3.2.3. 3.2.3. B-Tree node storage 


The last remaining question is: how is a B-Tree node stored in its record in the paged file? 
Recall that a B-Tree node contains a certain number of key values, and an associated set of 
pointers (in fact page numbers of the start of related records). 


In the case of branch nodes, there is one more pointer than there are values; the pointers point 
to other nodes in the B-Tree. In the case of leaf nodes, there are exactly as many pointers as 
key values, and each pointer points to the data record associated with one of the key values. 


In either case, the node is encoded as follows: 


For each key value, two fields are written.
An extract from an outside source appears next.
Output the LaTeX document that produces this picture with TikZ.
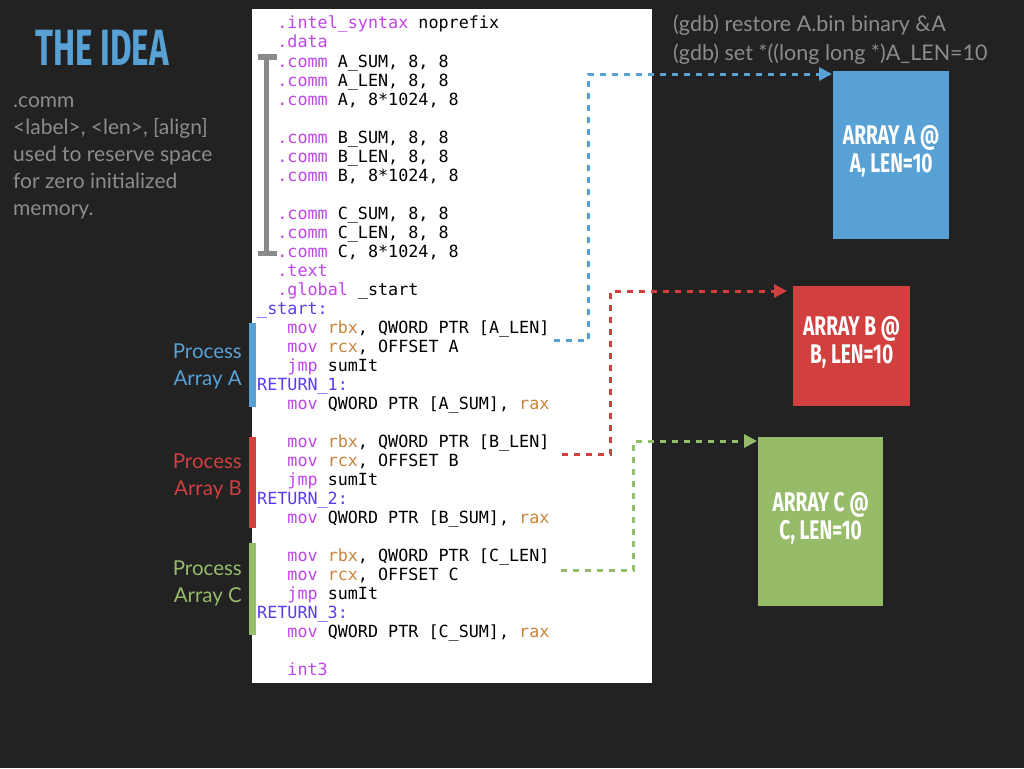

Keys in the Xindice implementation are not 
numbers, as in the image of a B-Tree above, but rather strings of character data. For each 
of these strings, Xindice encodes the string in utf-8, resulting in a byte array, and writes: 
e The length of the resulting utf-8 byte array. This length is written over two bytes. 

e The bytes representing the key value (a string), in utf-8. 


The number of values present is known from the page header. 

Immediately following the key data come the pointers. These are written simply one after 
the other, each occupying 8 bytes. (Each pointer is the page number of the first page 
holding the record being pointed to). The number of pointers is known from the number 
of key values, and whether the node is a leaf- or branch node.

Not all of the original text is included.